2 hours, 7 minutes
Director: Pedro Almodóvar
Director Pedro Almodóvar's "Broken Embraces" is a summation of the great director's fascination with the movies that make him tick. He fervently conjures up widescreen comedies of the '50s, Antonioni's bleakness, and Hitchcock, lots of Hitchcock (with a nod to Louis Malle's "Elevator to the Gallows") to boil up a movie about an ill-fated movie, and the lingering effects on its creators. Now, I know that sounds like cheesy horror, or misplaced noir, whose roots "Broken Embraces" may be firmly planted, but in the hands of its director it becomes a labyrinth of controlled kinkiness and moving melodrama, something Almodóvar specializes in. It stars his pop-muse Penélope Cruz in a variety of wigs and dresses and an appropriately subdued performance by Lluís Homar as a director/screenwriter who takes refuge in the movies he loves.
To get my low-rent surliness out first, I have to comment that Almodóvar's recent movies lack the spontaneity or sense of naughty thrills his earlier movies oozed. Now, this is a man that made "Tie Me Up/Tie Me Down!" and created a minute dream sequence that uses an anatomical part as a major prop in "Talk to Her" (my favorite of all his movies). So it's disappointing to have a sneaking sense that his latest fare, especially since "Bad Education," feels weirdly spayed, as if his newfound prestige has challenged his sense of fun. He is a gifted moviemaker, with all the right moves, but this is what happened with Fellini in the later '70s, where the challenge to create something intricate for the critics, and thus feed his ego, superceded the drive to create a movie for people to connect with. "Broken Embraces" subtly suffers from the same syndrome, but its headiness outweighs its aloofness.

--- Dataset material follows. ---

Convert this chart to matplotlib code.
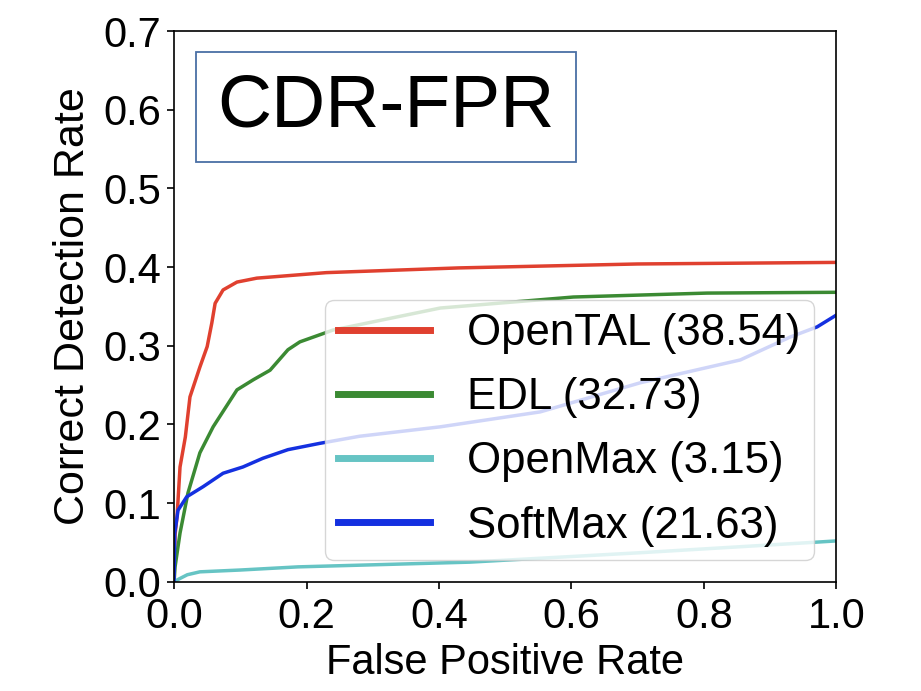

It is blind screenwriter Harry Caine (Homar), however, who does not create such distant fare. He is, although, a distant man, living like all good noir men in the shadow of his past. In this case, it is an affair with an actress, Lena (Cruz), which has left him not only physically robbed, but emotionally as well. In flashbacks we find that Caine is actually a pseudonym (and a nod to "The Third Man"), and that he worked as a director under the moniker Mateo Blanco whose last film -- a comedy starring Lena -- was sabotaged and butchered by its producer Ernesto Martel, who happens to be the Lena's very jealous husband. We also discover how the making of this comedy, which becomes a fascinating story-within-a-story (a-la Almodóvar's earlier movies), is the downfall of Blanco, but also an introduction into living what we suspect is his favorite genre.
"Broken Embraces" is the most carefully constructed out of all Almodóvar's movies, and for this it can combat the detachment of his most recent fare. Every scene, like in all mysteries is carefully placed and detailed. There has always been a sense of Kubrickian analness to his movies, but his flamboyancy was enough to energize the plot. Here he seems to compartmentalize this verve into the movie-within-a-movie sequences, which becomes the overall plot's significant source of life. Almodóvar expresses Caine's one true love -- the movies -- in these scenes, which acts like a coup-de-grace for the audience. "Broken Embraces" may not be Pedro Almodóvar's best movie, but it is his best constructed one that can especially be appreciated by a movie nerd like him -- or me.